A. Whether 71 P.S. § 732-103 dictates that Petitioner lacks standing to
seek disqualification of Bailey Perrin Bailey, LLP on the basis of alleged
violations of constitutional law.

B. Whether the Attorneys Act, 71 P.S. § 732-101 et seq., authorizes the Office
of General Counsel’s contingent fee arrangement with Bailey Perrin Bailey, LLP.
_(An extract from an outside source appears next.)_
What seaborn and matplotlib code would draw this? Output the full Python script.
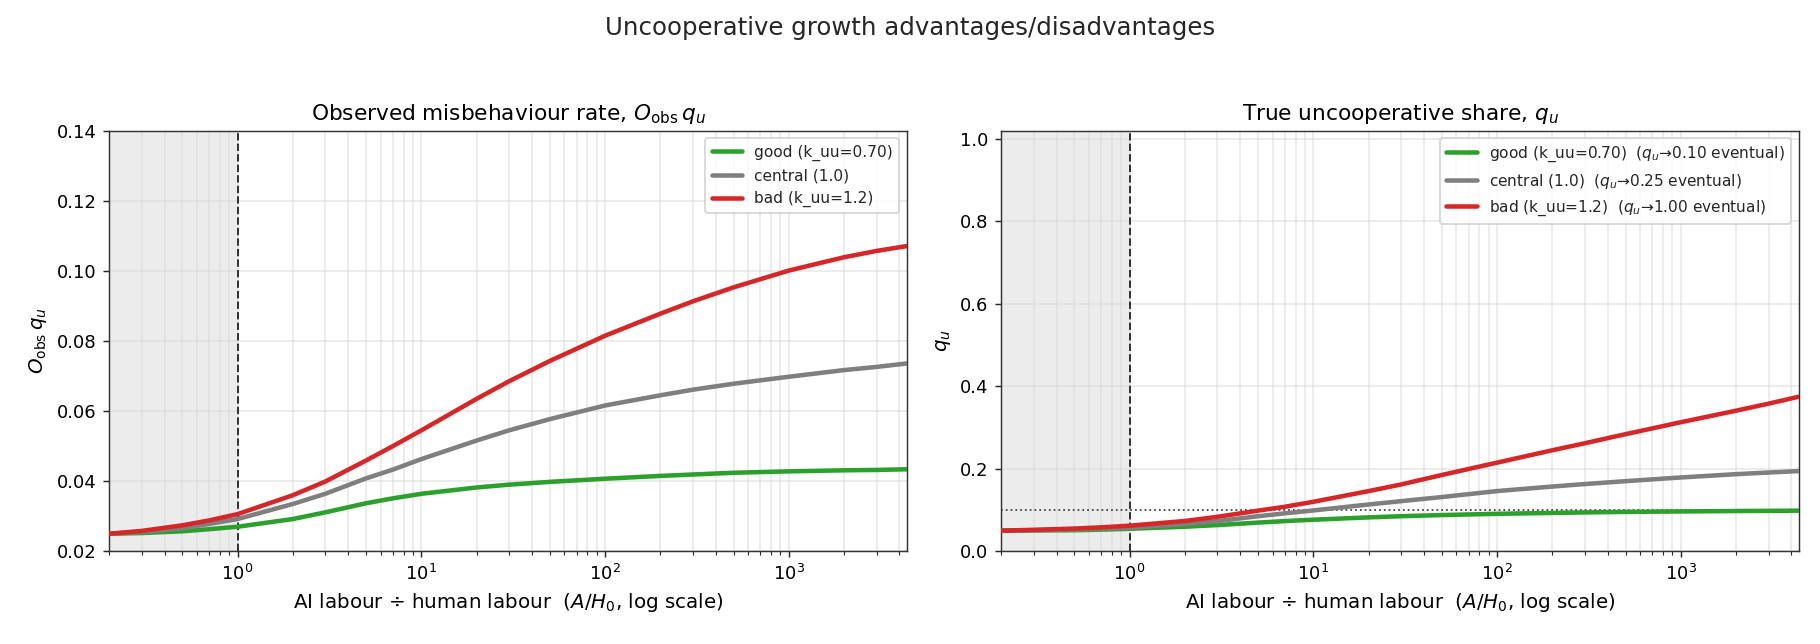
import numpy as np
import pandas as pd
import matplotlib
matplotlib.use("Agg")
import matplotlib.pyplot as plt
import seaborn as sns

# A/H0 sample points (log axis)
ratio = [0.2, 0.3, 0.5, 0.7, 1, 2, 3, 5, 7, 10, 20, 30, 50, 100,
         200, 300, 500, 1000, 2000, 3000, 4400]

# observed misbehaviour rate O_obs * q_u
obs_good = [0.0250, 0.0252, 0.0257, 0.0263, 0.0270, 0.0292, 0.0311, 0.0337,
            0.0351, 0.0364, 0.0382, 0.0390, 0.0398, 0.0407, 0.0415, 0.0419,
            0.0424, 0.0428, 0.0431, 0.0432, 0.0434]
obs_central = [0.0250, 0.0255, 0.0266, 0.0278, 0.0292, 0.0335, 0.0364, 0.0408,
               0.0433, 0.0463, 0.0516, 0.0545, 0.0577, 0.0616, 0.0645, 0.0661,
               0.0678, 0.0698, 0.0717, 0.0726, 0.0736]
obs_bad = [0.0250, 0.0258, 0.0274, 0.0288, 0.0306, 0.0360, 0.0399, 0.0459,
           0.0500, 0.0545, 0.0635, 0.0685, 0.0743, 0.0815, 0.0878, 0.0913,
           0.0953, 0.1001, 0.1039, 0.1057, 0.1071]

# true uncooperative share q_u
q_good = [0.050, 0.0505, 0.051, 0.0525, 0.0545, 0.0595, 0.0635, 0.0695,
          0.0732, 0.0765, 0.0822, 0.0850, 0.0878, 0.0908, 0.0930, 0.0942,
          0.0955, 0.0966, 0.0976, 0.0980, 0.0985]
q_central = [0.050, 0.051, 0.053, 0.055, 0.057, 0.066, 0.073, 0.085,
             0.092, 0.099, 0.1135, 0.1215, 0.1315, 0.146, 0.157, 0.163,
             0.170, 0.179, 0.187, 0.191, 0.1945]
q_bad = [0.050, 0.052, 0.055, 0.058, 0.062, 0.0735, 0.0835, 0.0985,
         0.108, 0.120, 0.146, 0.162, 0.185, 0.215, 0.245, 0.262,
         0.284, 0.313, 0.341, 0.358, 0.375]

scenarios = ["good (k_uu=0.70)", "central (1.0)", "bad (k_uu=1.2)"]
eventual = ["0.10", "0.25", "1.00"]
colors = ["#2ca02c", "#7f7f7f", "#d62728"]
q_eventual_good = 0.10
x_min, x_max = 0.2, 4400

sns.set_style("ticks")
plt.rcParams["font.family"] = ["DejaVu Sans"]

fig, axes = plt.subplots(1, 2, figsize=(14, 4.954), dpi=130)
fig.subplots_adjust(left=0.06, right=0.9885, top=0.797, bottom=0.144, wspace=0.118)


def make_frame(series, labels):
    rows = []
    for lab, vals in zip(labels, series):
        for x, v in zip(ratio, vals):
            rows.append({"ratio": x, "value": v, "scenario": lab})
    return pd.DataFrame(rows)


left_df = make_frame([obs_good, obs_central, obs_bad], scenarios)
right_labels = [f"{s}  ($q_u$→{e} eventual)" for s, e in zip(scenarios, eventual)]
right_df = make_frame([q_good, q_central, q_bad], right_labels)

panels = [
    (axes[0], left_df, scenarios, "Observed misbehaviour rate, $O_{\\rm obs}\\,q_u$",
     "$O_{\\rm obs}\\,q_u$", (0.02, 0.14)),
    (axes[1], right_df, right_labels, "True uncooperative share, $q_u$",
     "$q_u$", (0.0, 1.02)),
]

for ax, df, labels, title, ylab, ylim in panels:
    ax.axvspan(x_min, 1, color="#ececec", zorder=0, lw=0)
    sns.lineplot(data=df, x="ratio", y="value", hue="scenario", hue_order=labels,
                 palette=colors, linewidth=2.5, estimator=None, ax=ax, zorder=3)
    ax.axvline(1, color="#333333", ls="--", lw=1.1, zorder=2)
    ax.set_xscale("log")
    ax.set_xlim(x_min, x_max)
    ax.set_ylim(*ylim)
    ax.grid(True, which="both", color="#d9d9d9", alpha=0.6, lw=0.9, zorder=1)
    ax.set_axisbelow(True)
    ax.set_title(title, fontsize=12, color="black")
    ax.set_xlabel("AI labour ÷ human labour  ($A/H_0$, log scale)", fontsize=11, color="black")
    ax.set_ylabel(ylab, fontsize=11, color="black")
    ax.tick_params(labelsize=10, labelcolor="black")
    for sp in ax.spines.values():
        sp.set_color("#333333")
    ax.legend(loc="upper right", fontsize=8.5, title=None)

axes[0].set_yticks(np.arange(0.02, 0.1401, 0.02))
axes[1].set_yticks(np.arange(0.0, 1.001, 0.2))
axes[1].axhline(q_eventual_good, color="#444444", ls=":", lw=1.0, zorder=2)

fig.suptitle("Uncooperative growth advantages/disadvantages", fontsize=13.5, y=0.975)

fig.savefig("out.png", dpi=130)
C. Whether Bailey Perrin Bailey, LLP, should be disqualified because the
General Assembly did not authorize the contingent fee arrangement between
the Office of General Counsel and the law firm, such that the agreement
violates Article III, § 24 and the separation of powers mandate of the
Pennsylvania Constitution.

The first question is a substantial one. 71 P.S. § 732-103 reads in full:

No party to an action, other than a Commonwealth agency including the Departments of Auditor General and State Treasury and the Public Utility Commission, shall have standing to question the authority of the legal representation of the agency.

Such would appear to be a clear indication by the General Assembly that choice of counsel is a political question.

Nonetheless, an interesting and important case to watch. Will Pennsylvania taxpayers be required to open their wallets again?